Orono

Orono nursing home to test all residents and staff as patient tests positive for COVID-19

All residents and staff at an Orono nursing facility will be tested for the coronavirus after a single patient recently admitted from a local hospital tested positive.

The testing at Orono Commons — a skilled nursing and rehabilitation facility — will take place Tuesday, according to Dr. Richard Feifer, chief medical officer for Orono Commons’ Pennsylvania-based parent company, Genesis HealthCare.

The patient tested positive while still in a special quarantine unit after being admitted from an area hospital, Feifer said, which likely minimized the risk of exposure to other patients and staff at the 80-bed facility.
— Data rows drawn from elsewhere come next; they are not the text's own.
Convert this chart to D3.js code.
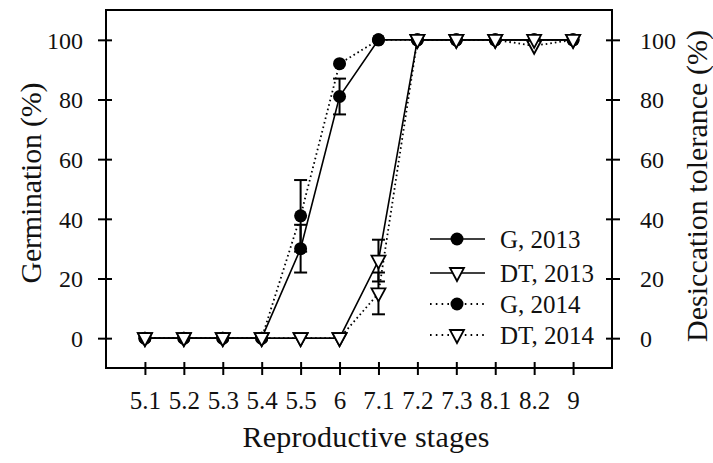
<!DOCTYPE html>
<html>
<head>
<meta charset="utf-8">
<script src="https://cdn.jsdelivr.net/npm/d3@7"></script>
<style>
  html, body { margin: 0; padding: 0; background: #fff; }
  svg { display: block; }
  text { font-family: "Liberation Serif", "Times New Roman", serif; fill: #111; }
</style>
</head>
<body>
<svg id="chart" width="713" height="463"></svg>
<script>
// ---- Data ----
const stages = ["5.1","5.2","5.3","5.4","5.5","6","7.1","7.2","7.3","8.1","8.2","9"];
const g2013     = [0,0,0,0,30,81,100,100,100,100,100,100];
const g2013Err  = [0,0,0,0, 8, 6,  0,  0,  0,  0,  0,  0];
const dt2013    = [0,0,0,0, 0, 0, 26,100,100,100,100,100];
const dt2013Err = [0,0,0,0, 0, 0,  7,  0,  0,  0,  0,  0];
const g2014     = [0,0,0,0,41,92,100,100,100,100,100,100];
const g2014Err  = [0,0,0,0,12, 0,  0,  0,  0,  0,  0,  0];
const dt2014    = [0,0,0,0, 0, 0, 15,100,100,100, 98,100];
const dt2014Err = [0,0,0,0, 0, 0,  7,  0,  0,  0,  0,  0];
const yTicks = [0,20,40,60,80,100];
const seriesNames = ["G, 2013","DT, 2013","G, 2014","DT, 2014"];

// ---- Layout ----
const svg = d3.select("#chart");
const pLeft = 106, pRight = 612, pTop = 10, pBottom = 368;

const x = d3.scalePoint().domain(stages).range([pLeft, pRight]).padding(1);
const y = d3.scaleLinear().domain([-10, 110]).range([pBottom, pTop]);

const series = [
  {name: seriesNames[0], vals: g2013,  err: g2013Err,  marker: "circle",   dash: null},
  {name: seriesNames[1], vals: dt2013, err: dt2013Err, marker: "triangle", dash: null},
  {name: seriesNames[2], vals: g2014,  err: g2014Err,  marker: "circle",   dash: "1.6,3"},
  {name: seriesNames[3], vals: dt2014, err: dt2014Err, marker: "triangle", dash: "1.6,3"}
];

// frame
svg.append("rect").attr("x", pLeft).attr("y", pTop)
  .attr("width", pRight - pLeft).attr("height", pBottom - pTop)
  .attr("fill", "none").attr("stroke", "#000").attr("stroke-width", 2);

// axes
const tickFont = "24px";
const yL = svg.append("g").attr("transform", `translate(${pLeft},0)`)
  .call(d3.axisLeft(y).tickValues(yTicks).tickSizeInner(8).tickSizeOuter(0).tickPadding(14));
yL.select(".domain").remove();
yL.selectAll(".tick line").attr("x2", 6).attr("x1", -8).attr("stroke", "#000").attr("stroke-width", 2);
yL.selectAll(".tick text").attr("font-size", tickFont).attr("font-family", "Liberation Serif").attr("x", -23).attr("dy", "0.34em");

const yR = svg.append("g").attr("transform", `translate(${pRight},0)`)
  .call(d3.axisRight(y).tickValues(yTicks).tickSizeInner(8).tickSizeOuter(0).tickPadding(14));
yR.select(".domain").remove();
yR.selectAll(".tick line").attr("x1", -6).attr("x2", 8).attr("stroke", "#000").attr("stroke-width", 2);
yR.selectAll(".tick text").attr("font-size", tickFont).attr("font-family", "Liberation Serif").attr("x", 28).attr("dy", "0.34em");

const xB = svg.append("g").attr("transform", `translate(0,${pBottom})`)
  .call(d3.axisBottom(x).tickSizeInner(7).tickSizeOuter(0).tickPadding(10));
xB.select(".domain").remove();
xB.selectAll(".tick line").attr("y1", -6).attr("y2", 7).attr("stroke", "#000").attr("stroke-width", 2);
xB.selectAll(".tick text").attr("font-size", "25px").attr("font-family", "Liberation Serif").attr("y", 41).attr("dy", "0");

// titles
svg.append("text").attr("x", 366).attr("y", 447)
  .attr("text-anchor", "middle").attr("font-size", "30px")
  .attr("textLength", 247).attr("lengthAdjust", "spacing").text("Reproductive stages");
svg.append("text").attr("transform", "translate(41,183) rotate(-90)")
  .attr("text-anchor", "middle").attr("font-size", "30px")
  .attr("textLength", 201).attr("lengthAdjust", "spacing").text("Germination (%)");
svg.append("text").attr("transform", "translate(707,186) rotate(-90)")
  .attr("text-anchor", "middle").attr("font-size", "30px")
  .attr("textLength", 312).attr("lengthAdjust", "spacing").text("Desiccation tolerance (%)");

// lines
const line = d3.line().x((d, i) => x(stages[i])).y(d => y(d));
series.forEach(s => {
  svg.append("path").datum(s.vals).attr("d", line)
    .attr("fill", "none").attr("stroke", "#000").attr("stroke-width", s.dash ? 1.8 : 1.6)
    .attr("stroke-dasharray", s.dash);
});

// error bars
const capW = 6.5;
series.forEach(s => {
  const g = svg.append("g");
  s.vals.forEach((v, i) => {
    const e = s.err[i];
    if (!e) return;
    const cx = x(stages[i]);
    g.append("line").attr("x1", cx).attr("x2", cx).attr("y1", y(v - e)).attr("y2", y(v + e))
      .attr("stroke", "#000").attr("stroke-width", 2);
    [v - e, v + e].forEach(t => g.append("line")
      .attr("x1", cx - capW).attr("x2", cx + capW).attr("y1", y(t)).attr("y2", y(t))
      .attr("stroke", "#000").attr("stroke-width", 2));
  });
});

// markers
const triPath = (cx, cy) => `M${cx - 7},${cy - 5} L${cx + 7},${cy - 5} L${cx},${cy + 8} Z`;
function drawMarker(sel, type, cx, cy) {
  if (type === "circle") {
    sel.append("circle").attr("cx", cx).attr("cy", cy).attr("r", 6.5).attr("fill", "#000");
  } else {
    sel.append("path").attr("d", triPath(cx, cy)).attr("fill", "#fff")
      .attr("stroke", "#000").attr("stroke-width", 1.8);
  }
}
[series[2], series[0], series[3], series[1]].forEach(s => {
  const g = svg.append("g");
  s.vals.forEach((v, i) => drawMarker(g, s.marker, x(stages[i]), y(v)));
});

// legend
const legY = [239, 273, 304, 335];
series.forEach((s, k) => {
  const g = svg.append("g");
  const yy = legY[k];
  g.append("line").attr("x1", 430).attr("x2", 485).attr("y1", yy).attr("y2", yy)
    .attr("stroke", "#000").attr("stroke-width", s.dash ? 1.8 : 1.6)
    .attr("stroke-dasharray", s.dash ? "1.6,4.2" : null);
  drawMarker(g, s.marker, 457, yy);
  g.append("text").attr("x", 500).attr("y", yy).attr("dy", "0.34em")
    .attr("font-size", "25px").text(s.name);
});
</script>
</body>
</html>
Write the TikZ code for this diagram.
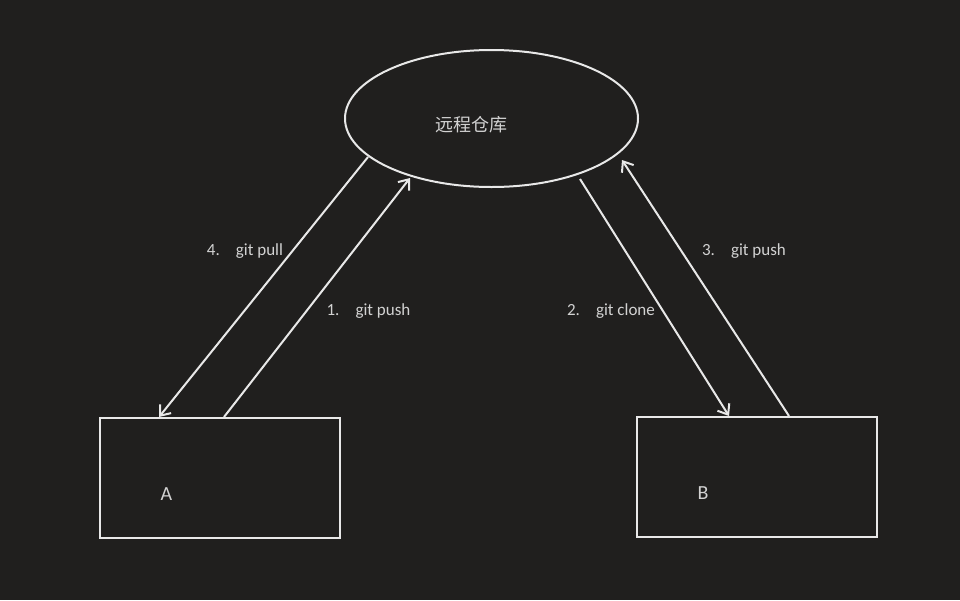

Patients stay in that unit for 14 days, where they are tested twice — on days four and 12 of the quarantine — and monitored every eight hours for symptoms of COVID-19, Feifer said.

Feifer called the universal testing a precaution. The Maine Center for Disease Control and Prevention recommends universal testing when facilities report a single case, a change from earlier in the spring when the agency recommended universal testing after three cases due to what was then a limited supply of tests.

Maine continues to address outbreaks at a number of nursing homes in the state that have accounted for hundreds of coronavirus cases and, as of earlier this month, more than half of the state’s coronavirus-related deaths. The virus can transmit easily in nursing homes, where residents live in close quarters and are more susceptible to its complications.

While Maine has seen its largest outbreaks in nursing homes, it has some of the nation’s lowest rates of COVID-19 infections and deaths among nursing home residents.